Dot-com biz booming once again
In 2002, media congloms were busy shutting down dot-com divisions, AOL Time Warner execs were eager to lose the first word in their corporate name, Google was just becoming the world’s dominant search engine, and Yahoo, with its new CEO Terry Semel, was struggling to become a respectable media player.
What a difference three years make. Time Warner recently spurned an offer from Microsoft, allowing Google take a 5% stake in AOL valuing the division at an astonishing $20 billion; Yahoo is one of the hottest, and most highly valued media companies in the world; and media congloms are investing big in digital, especially News. Corp., which spent $1.5 billion on MySpace, IGN and other acquisitions.
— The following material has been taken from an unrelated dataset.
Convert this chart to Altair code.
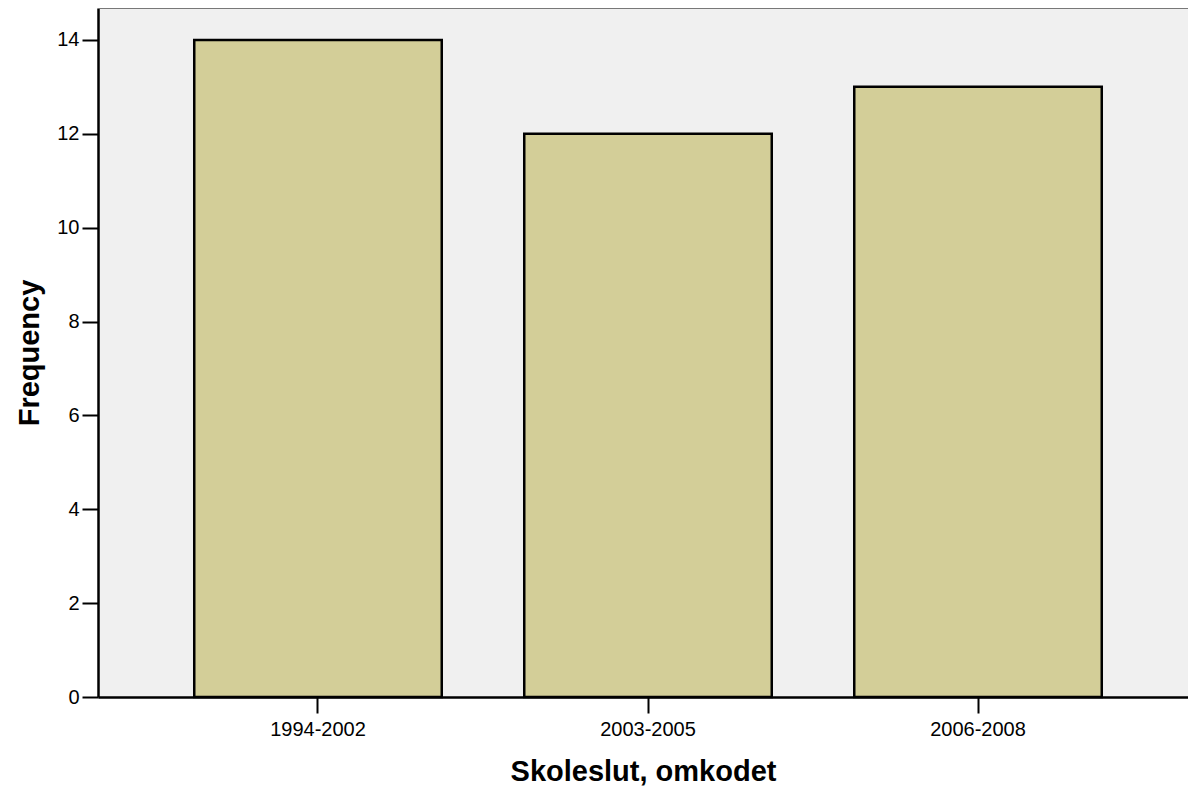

In other words, there has never been a better time to run a successful dot-com, especially if you have an entertainment tie-in. Whereas a couple of years ago the struggle was to eke out a profit, today execs spend their time considering acquisition offers, as indicated by the competition for even a relatively small content player like IFilm.
Netcos are beneficiaries of both the boom in online advertising, which is set to grow by about 25% this year, and the slowdown in other areas of the media biz — congloms and investors are eager to chase the one media sector experiencing significant growth.
They also can’t help but notice the millions of people downloading movies, TV shows and music via BitTorrent and other P2P applications. Their audience is already consuming media online whether Hollywood likes it or not.
So what kind of entertainment medium will the Net be? It’s already a big player in music, raising a new generation to see the CD as a relic like Gen X’ers see the LP. In video, the Net’s still finding its footing. The only thing that definitely works are short, typically amateurish clips that spread like wildfire around the Net.
But in 2005, TV networks started to experiment with online distribution. 2006 is expected to see a lot more of it, as well as new opportunities to legally download movies and the creation of unique content specifically for the Web by major media congloms. As home networking becomes a reality and the line between TV and computers blurs, few doubt the Net will become the dominant mechanism for media to enter the home.
Building lasting entertainment brands may prove tricky, however. Just ask Friendster. Two years ago, it was the red-hot pioneer of social networking. Now it lags far behind MySpace. News Corp. has to hope that two years from now, it won’t look back and wonder why it spent half a billion dollars on a similarly fleeting phenomenon.